City West Water is asking households in Melbourne’s west and inner city to think twice about what they put down their toilets, sinks and drains and keep wet wipes away from toilets.
The company spends more than $1 million a year clearing sewer blockages, which could be avoided if unsuitable items were kept out of the drains and sewers, and wet wipes are emerging as a growing cause of blockages.
City West Water Managing Director, Anne Barker, said sewer blockages are costly, smelly and inconvenient, but ultimately, the cost of clearing blockages is borne by all customers.
The reality is almost all sewer blockages are caused by items being flushed or washed down drains that shouldn’t be – nappies, cooking oil, fat, food scraps, personal products, and lately, an increasing number of wet wipes, Ms Barker said.
Despite manufacturer claims, wet wipes are not flushable, and they are starting to become a growing cause of blocked sewers, so keep them away from the toilet.
While all foreign objects cause problems for the sewer system, increasing numbers of wet wipes being flushed down toilets are forming clumps or ‘wet-wipe-bergs’ around the sewage pumps that move sewage around the metropolitan area for treatment. Unlike toilet paper, which breaks down in water, the fibres in wet wipes often remain intact and are more likely to cause blockages.

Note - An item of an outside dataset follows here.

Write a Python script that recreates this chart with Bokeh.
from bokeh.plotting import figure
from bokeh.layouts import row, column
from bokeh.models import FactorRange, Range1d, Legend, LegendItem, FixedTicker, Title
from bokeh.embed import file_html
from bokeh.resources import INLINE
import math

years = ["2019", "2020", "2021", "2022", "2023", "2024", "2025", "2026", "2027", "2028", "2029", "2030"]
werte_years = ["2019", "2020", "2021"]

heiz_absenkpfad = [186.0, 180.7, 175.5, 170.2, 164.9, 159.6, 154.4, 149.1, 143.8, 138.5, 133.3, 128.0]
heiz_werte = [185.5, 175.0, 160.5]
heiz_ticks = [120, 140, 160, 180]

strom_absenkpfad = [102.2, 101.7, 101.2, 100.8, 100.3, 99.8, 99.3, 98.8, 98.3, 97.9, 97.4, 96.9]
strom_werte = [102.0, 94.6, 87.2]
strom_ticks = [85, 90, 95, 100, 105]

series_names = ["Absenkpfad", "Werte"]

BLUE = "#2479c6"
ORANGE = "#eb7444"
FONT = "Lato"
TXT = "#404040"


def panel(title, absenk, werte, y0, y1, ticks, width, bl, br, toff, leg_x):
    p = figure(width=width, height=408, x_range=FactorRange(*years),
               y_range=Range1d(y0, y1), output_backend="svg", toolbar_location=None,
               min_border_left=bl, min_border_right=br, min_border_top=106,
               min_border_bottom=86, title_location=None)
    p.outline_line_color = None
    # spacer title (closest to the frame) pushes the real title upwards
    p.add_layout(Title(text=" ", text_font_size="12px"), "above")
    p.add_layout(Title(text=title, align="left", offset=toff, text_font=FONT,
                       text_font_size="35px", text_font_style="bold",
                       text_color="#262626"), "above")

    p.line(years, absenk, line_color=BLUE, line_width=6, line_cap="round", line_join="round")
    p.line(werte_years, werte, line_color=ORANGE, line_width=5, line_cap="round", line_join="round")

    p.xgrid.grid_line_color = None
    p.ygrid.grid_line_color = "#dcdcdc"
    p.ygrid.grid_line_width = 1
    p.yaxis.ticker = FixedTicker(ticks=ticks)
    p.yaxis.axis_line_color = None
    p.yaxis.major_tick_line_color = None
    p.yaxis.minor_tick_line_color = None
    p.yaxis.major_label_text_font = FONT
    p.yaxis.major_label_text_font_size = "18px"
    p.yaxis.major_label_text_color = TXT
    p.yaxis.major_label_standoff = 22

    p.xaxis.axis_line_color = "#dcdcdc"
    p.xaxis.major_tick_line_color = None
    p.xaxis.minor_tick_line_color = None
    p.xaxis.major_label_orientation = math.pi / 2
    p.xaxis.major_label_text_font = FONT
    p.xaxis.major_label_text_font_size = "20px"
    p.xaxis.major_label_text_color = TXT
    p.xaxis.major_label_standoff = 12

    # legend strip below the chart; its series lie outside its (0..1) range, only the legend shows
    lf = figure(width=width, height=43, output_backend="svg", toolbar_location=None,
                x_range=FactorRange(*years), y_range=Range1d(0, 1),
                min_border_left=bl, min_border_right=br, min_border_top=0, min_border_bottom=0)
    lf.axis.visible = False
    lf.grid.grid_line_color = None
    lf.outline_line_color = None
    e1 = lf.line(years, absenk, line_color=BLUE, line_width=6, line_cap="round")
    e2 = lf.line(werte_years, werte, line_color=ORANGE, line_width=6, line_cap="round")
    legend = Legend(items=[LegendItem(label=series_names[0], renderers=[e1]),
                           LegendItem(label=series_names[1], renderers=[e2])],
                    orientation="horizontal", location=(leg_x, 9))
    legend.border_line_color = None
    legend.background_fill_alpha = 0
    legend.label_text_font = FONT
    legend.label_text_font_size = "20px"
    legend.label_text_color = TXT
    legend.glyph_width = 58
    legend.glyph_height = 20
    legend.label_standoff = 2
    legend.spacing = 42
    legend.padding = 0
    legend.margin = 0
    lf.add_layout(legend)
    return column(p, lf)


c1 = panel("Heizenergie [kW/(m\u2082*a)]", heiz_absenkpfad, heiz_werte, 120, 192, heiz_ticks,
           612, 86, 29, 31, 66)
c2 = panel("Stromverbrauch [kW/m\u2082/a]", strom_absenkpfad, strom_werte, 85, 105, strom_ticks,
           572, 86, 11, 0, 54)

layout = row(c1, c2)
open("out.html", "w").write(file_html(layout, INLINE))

Ms Barker said that when you combine wet wipes with other foreign waste in the sewer, it creates a snowball effect that leads to costly blockages.

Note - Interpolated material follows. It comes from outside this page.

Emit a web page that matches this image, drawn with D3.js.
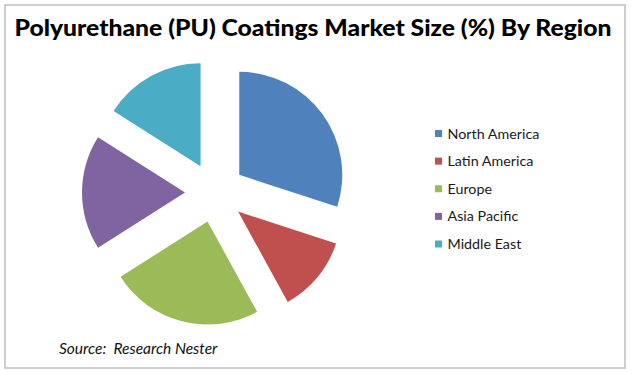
<!DOCTYPE html>
<html>
<head>
<meta charset="utf-8">
<script src="https://cdn.jsdelivr.net/npm/d3@7"></script>
<style>
  body { margin: 0; background: #fff; }
  text { font-family: Lato, "Open Sans", sans-serif; }
</style>
</head>
<body>
<div id="chart"></div>
<script>
var regions = ["North America", "Latin America", "Europe", "Asia Pacific", "Middle East"];
var shares = [30, 12, 24, 18, 16];
var colors = ["#4f81bd", "#c0504d", "#9bbb59", "#8064a2", "#4bacc6"];

var w = 632;
var h = 374;
var cx = 215, cy = 192.5;
var radius = 103;
var explode = 30;

var svg = d3.select("#chart").append("svg")
    .attr("width", w)
    .attr("height", h);

// outer frame
svg.append("rect")
    .attr("x", 5).attr("y", 5)
    .attr("width", 620).attr("height", 363)
    .attr("fill", "#fff")
    .attr("stroke", "#bfbfbf")
    .attr("stroke-width", 1.5);

// title
svg.append("text")
    .attr("x", 313)
    .attr("y", 36)
    .attr("text-anchor", "middle")
    .attr("font-size", 23)
    .attr("font-weight", 900)
    .attr("textLength", 597)
    .attr("lengthAdjust", "spacingAndGlyphs")
    .text("Polyurethane (PU) Coatings Market Size (%) By Region");

var pie = d3.pie().sort(null).value(d => d);
var arc = d3.arc().innerRadius(0).outerRadius(radius);
var arcs = pie(shares);

svg.append("g")
    .attr("transform", `translate(${cx},${cy})`)
    .selectAll("path")
    .data(arcs)
    .enter()
    .append("path")
    .attr("d", arc)
    .attr("fill", (d, i) => colors[i])
    .attr("transform", function(d) {
        var mid = (d.startAngle + d.endAngle) / 2;
        return `translate(${explode * Math.sin(mid)},${-explode * Math.cos(mid)})`;
    });

// legend
var legendY = d3.scalePoint()
    .domain(regions)
    .range([133.5, 244]);

var legend = svg.selectAll("g.legend")
    .data(regions)
    .enter()
    .append("g")
    .attr("class", "legend")
    .attr("transform", d => `translate(435,${legendY(d)})`);

legend.append("rect")
    .attr("x", 0).attr("y", -3.5)
    .attr("width", 7).attr("height", 7)
    .attr("fill", (d, i) => colors[i]);

legend.append("text")
    .attr("x", 12.5)
    .attr("y", 5)
    .attr("font-size", 14.3)
    .attr("fill", "#1a1a1a")
    .text(d => d);

// source note
svg.append("text")
    .attr("x", 59)
    .attr("y", 354)
    .attr("font-size", 15.5)
    .attr("font-style", "italic")
    .attr("fill", "#111")
    .attr("xml:space", "preserve")
    .text("Source:  Research Nester");
</script>
</body>
</html>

Wet wipes combine with other contaminants in the system such as petrol, diesel, engine oil, paint and household waste, and they can pose a health risk to workers who maintain the sewer network.
Putting the wrong things down the toilet, sink or drain also means the waste costs a lot more to treat and dispose of, and it can cause environmental harm.
City West Water is working with the Water Service Association of Australia to partner with wipe manufacturers to address the problem.